Na experiência conduzida pelo GLOBO, durante dez dias, um perfil de um candidato a vereador imaginário foi turbinado com dezenas de retuítes, cujo objetivo é aumentar a circulação de uma mensagem na plataforma. As contas responsáveis pela replicação apresentavam todos os indícios de robôs: combinação de letras e números no perfil, fotos aleatórias e uma linha do tempo sem publicações próprias. Uma parte do serviço foi entregue pelas quatro empresas contratadas e depois inviabilizada pelo própria rede social, que identificou as contas de atuação automatizada e as removeu de seus quadros.

MEDIDAS CORRETIVAS

O Twitter afirma que a robotização de contas viola as políticas da empresa e que tem sido “proativo em detectar comportamentos suspeitos”. Para a empresa, a retirada do ar das contas que engajaram as publicações mostra que as “políticas e medidas corretivas estão sendo implementadas”. O Twitter disse ainda que fez uma apuração interna sobre hashtags citadas e não identificou, em análise preliminar, sinais de "ação coordenada e artificial" e acrescentou que ferramentas como o Bot Sentinel têm se mostrado "metodologicamente falhos, porque só acessam sinais externos das contas".

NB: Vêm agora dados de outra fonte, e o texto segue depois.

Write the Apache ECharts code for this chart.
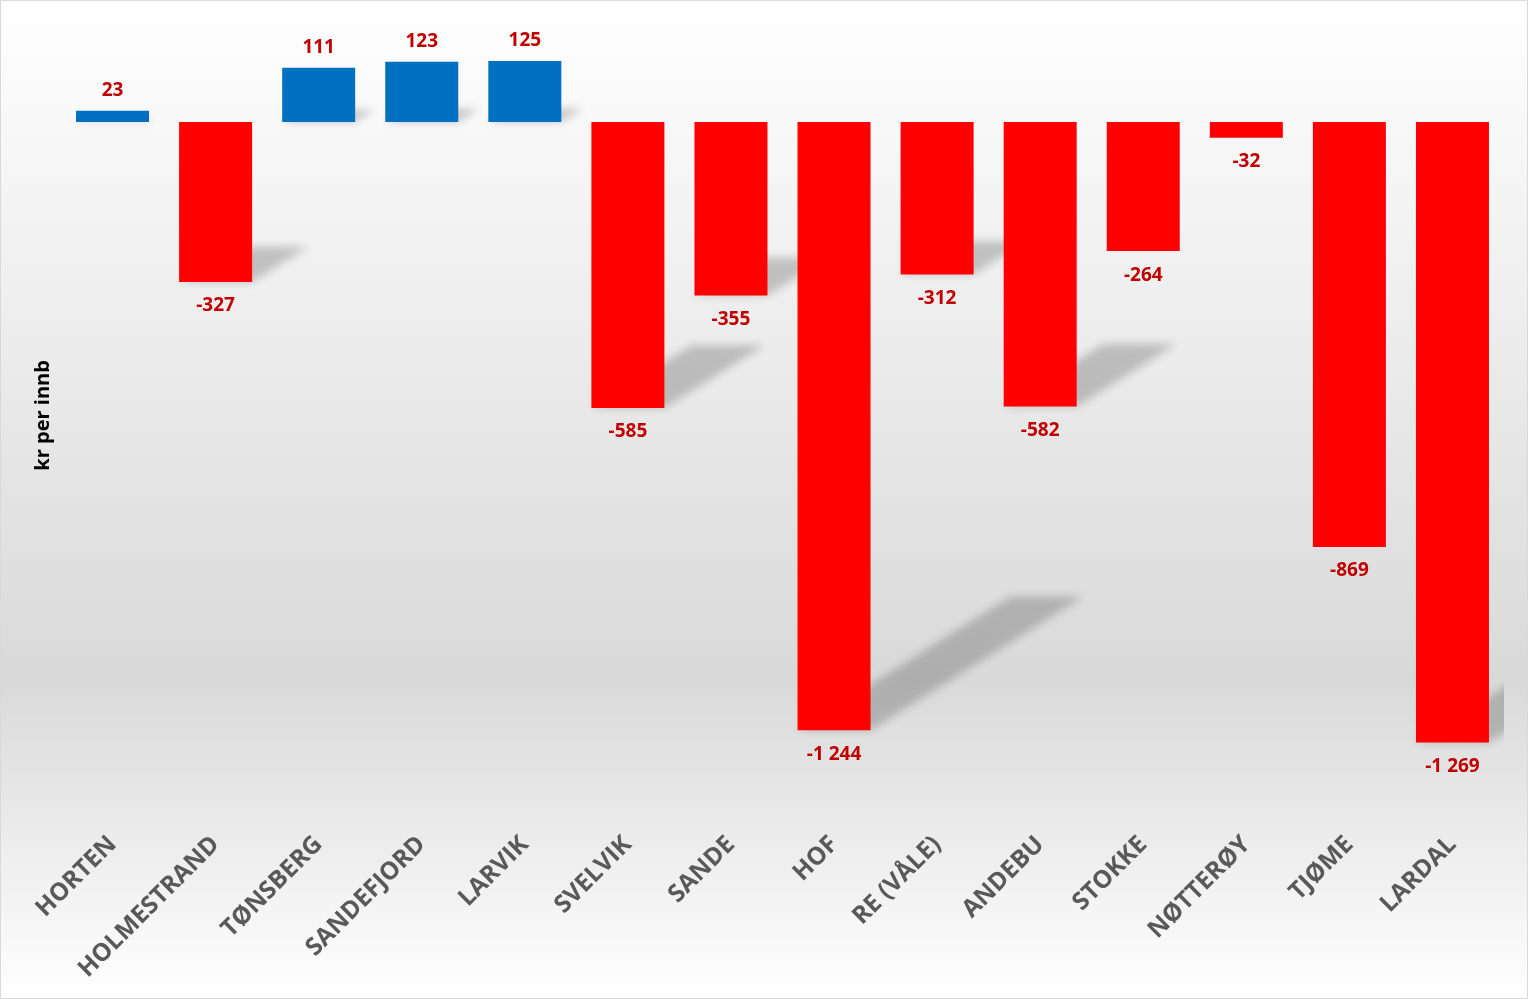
<!DOCTYPE html>
<html>
<head>
<meta charset="utf-8">
<script src="https://cdn.jsdelivr.net/npm/echarts@6/dist/echarts.min.js"></script>
<style>
html,body{margin:0;padding:0;background:#fff;}
#c{width:1528px;height:999px;}
</style>
</head>
<body>
<div id="c"></div>
<script>
var categories = ['HORTEN','HOLMESTRAND','TØNSBERG','SANDEFJORD','LARVIK','SVELVIK','SANDE','HOF','RE (VÅLE)','ANDEBU','STOKKE','NØTTERØY','TJØME','LARDAL'];
var values = [23, -327, 111, 123, 125, -585, -355, -1244, -312, -582, -264, -32, -869, -1269];
var axisTitle = 'kr per innb';

var FONT = '"Open Sans", "Liberation Sans", sans-serif';
var BAR_W = 73;
// bars whose perspective shadow is not visible in the original picture (style only)
var NO_SHADOW = {'STOKKE': 1, 'NØTTERØY': 1, 'TJØME': 1};

function fmt(v){
  var s = String(Math.abs(v)).replace(/\B(?=(\d{3})+(?!\d))/g, ' ');
  return (v < 0 ? '-' : '') + s;
}

var barData = values.map(function(v){
  return {
    value: v,
    itemStyle: { color: v >= 0 ? '#0070C0' : '#FF0000' },
    label: { position: v >= 0 ? 'top' : 'bottom', distance: v >= 0 ? 11 : 14.5 }
  };
});

var shadowData = values.map(function(v, i){ return [i, v]; });

var chart = echarts.init(document.getElementById('c'), null, {renderer:'canvas'});
chart.setOption({
  animation: false,
  backgroundColor: {
    type: 'linear', x: 0, y: 0, x2: 0, y2: 1,
    colorStops: [
      {offset: 0, color: '#ffffff'},
      {offset: 0.68, color: '#d9d9d9'},
      {offset: 1, color: '#ffffff'}
    ]
  },
  graphic: [{
    type: 'rect', silent: true, z: 100,
    shape: {x: 0.5, y: 0.5, width: 1527, height: 998},
    style: {fill: 'none', stroke: '#d9d9d9', lineWidth: 1}
  }],
  grid: {left: 61, right: 24, top: 24.2, bottom: 192.4, containLabel: false},
  xAxis: {
    type: 'category',
    data: categories,
    axisLine: {show: false},
    axisTick: {show: false},
    axisLabel: {
      interval: 0, rotate: 45, margin: 34,
      color: '#595959', fontFamily: FONT, fontWeight: 'bold', fontSize: 24.5
    }
  },
  yAxis: {
    type: 'value',
    min: -1400, max: 200,
    axisLine: {show: false},
    axisTick: {show: false},
    axisLabel: {show: false},
    splitLine: {show: false},
    name: axisTitle,
    nameLocation: 'middle',
    nameRotate: 90,
    nameGap: 8,
    nameTextStyle: {color: '#000000', fontFamily: FONT, fontWeight: 'bold', fontSize: 20}
  },
  series: [
    {
      type: 'custom',
      z: 1,
      silent: true,
      data: shadowData,
      renderItem: function(params, api){
        var i = api.value(0), v = api.value(1);
        if (NO_SHADOW[categories[i]]) return null;
        var base = api.coord([i, 0]);
        var end = api.coord([i, v]);
        var h = Math.abs(end[1] - base[1]);
        var yb = Math.max(base[1], end[1]);
        var OFF = 4000;
        var xl = base[0] - BAR_W/2 + OFF, xr = base[0] + BAR_W/2 + OFF;
        var dx = 0.35*h, dy = 0.22*h;
        var cs = params.coordSys;
        return {
          type: 'polygon',
          shape: {points: [[xl, yb], [xr, yb], [xr+dx, yb-dy], [xl+dx, yb-dy]]},
          style: {fill: '#000', shadowBlur: 9, shadowColor: 'rgba(0,0,0,0.2)', shadowOffsetX: -OFF, shadowOffsetY: 0},
          clipPath: {type: 'rect', shape: {x: cs.x, y: cs.y - 30, width: cs.width, height: cs.height + 60}}
        };
      }
    },
    {
      type: 'bar',
      z: 2,
      data: barData,
      barWidth: BAR_W,
      label: {
        show: true,
        color: '#C00000',
        fontFamily: FONT,
        fontWeight: 'bold',
        fontSize: 19,
        formatter: function(p){ return fmt(p.value); }
      }
    }
  ]
});
</script>
</body>
</html>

O pesquisador do Instituto Nacional de Ciência e Tecnologia em Democracia Digital (INCT.DD) João Guilherme Bastos afirma que o engajamento artificial pode dar relevância aos compradores, ainda que viole os termos de uso das próprias plataformas.

— Nas redes sociais, todo mundo pode falar, mas nem todos são ouvidos. Pode ter vantagem quem se apropria desses algoritmos para ter visibilidade — diz Santos.

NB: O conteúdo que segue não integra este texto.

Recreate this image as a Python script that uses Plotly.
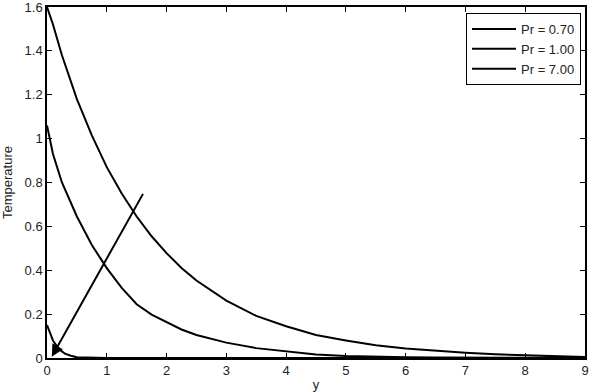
import plotly.graph_objects as go

x_main = [0, 0.1, 0.25, 0.5, 0.75, 1, 1.25, 1.5, 1.75, 2, 2.25, 2.5, 3, 3.5, 4, 4.5, 5, 5.5, 6, 6.5, 7, 7.5, 8, 8.5, 9]
t_pr070 = [1.6, 1.52, 1.38, 1.18, 1.015, 0.87, 0.75, 0.645, 0.555, 0.478, 0.41, 0.353, 0.262, 0.192, 0.145, 0.105, 0.08, 0.058, 0.043, 0.032, 0.024, 0.017, 0.012, 0.006, 0.004]
t_pr100 = [1.06, 0.93, 0.80, 0.645, 0.515, 0.41, 0.32, 0.245, 0.198, 0.163, 0.13, 0.105, 0.07, 0.045, 0.03, 0.016, 0.009, 0.005, 0.003, 0.002, 0.002, 0.001, 0.001, 0.0, 0.0]
x_pr700 = [0, 0.05, 0.1, 0.2, 0.3, 0.4, 0.5, 1, 2, 3, 4, 5, 6, 7, 8, 9]
t_pr700 = [0.15, 0.11, 0.08, 0.04, 0.02, 0.01, 0.003, 0, 0, 0, 0, 0, 0, 0, 0, 0]
labels = ["Pr = 0.70", "Pr = 1.00", "Pr = 7.00"]

arrow_tail = (1.62, 0.755)
arrow_head = (0.08, 0.006)

x_ticks = [0, 1, 2, 3, 4, 5, 6, 7, 8, 9]
y_ticks = [0, 0.2, 0.4, 0.6, 0.8, 1, 1.2, 1.4, 1.6]

fig = go.Figure()
line = dict(color="black", width=2)
fig.add_trace(go.Scatter(x=x_main, y=t_pr070, mode="lines", line=line, name=labels[0]))
fig.add_trace(go.Scatter(x=x_main, y=t_pr100, mode="lines", line=line, name=labels[1]))
fig.add_trace(go.Scatter(x=x_pr700, y=t_pr700, mode="lines", line=line, name=labels[2]))

fig.add_annotation(x=arrow_head[0], y=arrow_head[1], ax=arrow_tail[0], ay=arrow_tail[1],
                   xref="x", yref="y", axref="x", ayref="y", text="", showarrow=True,
                   arrowhead=2, arrowsize=1.2, arrowwidth=2, arrowcolor="black")

axis_common = dict(showline=True, linecolor="black", linewidth=1.5, mirror="ticks",
                   ticks="inside", ticklen=5, tickcolor="black", showgrid=False,
                   zeroline=False, automargin=False, ticklabeloverflow="allow",
                   tickfont=dict(family="Liberation Sans", size=13, color="#222"))
fig.update_xaxes(range=[0, 9], tickvals=x_ticks, title=dict(text="y", font=dict(size=13)), **axis_common)
fig.update_yaxes(range=[0, 1.6], tickvals=y_ticks, title=dict(text="Temperature", font=dict(size=13)), **axis_common)

fig.update_layout(
    width=597, height=392,
    margin=dict(l=47, r=12, t=7, b=34),
    paper_bgcolor="white", plot_bgcolor="white",
    font=dict(family="Liberation Sans", size=13, color="#222"),
    legend=dict(x=0.9926, y=0.983, xanchor="right", yanchor="top",
                bordercolor="black", borderwidth=1, bgcolor="white",
                font=dict(family="Liberation Sans", size=13), tracegroupgap=0, itemwidth=44),
    showlegend=True,
)

fig.write_html("out.html")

Presidente da Comissão de Estudo de Publicidade e Serviços Jurídicos da OAB no Rio, o advogado Antonio Carlos Fernandes afirma que, além de violarem as regras das plataformas, as redes automatizadas de distribuição de conteúdos podem ajudar a criar imagens positivas falsas de políticos e personalidades — ou enfraquecer rivais:

— Em vez de um debate político polido, há a preocupação de difamar e atacar a honra de outros, deixando a democracia cada vez mais vazia e prejudicada.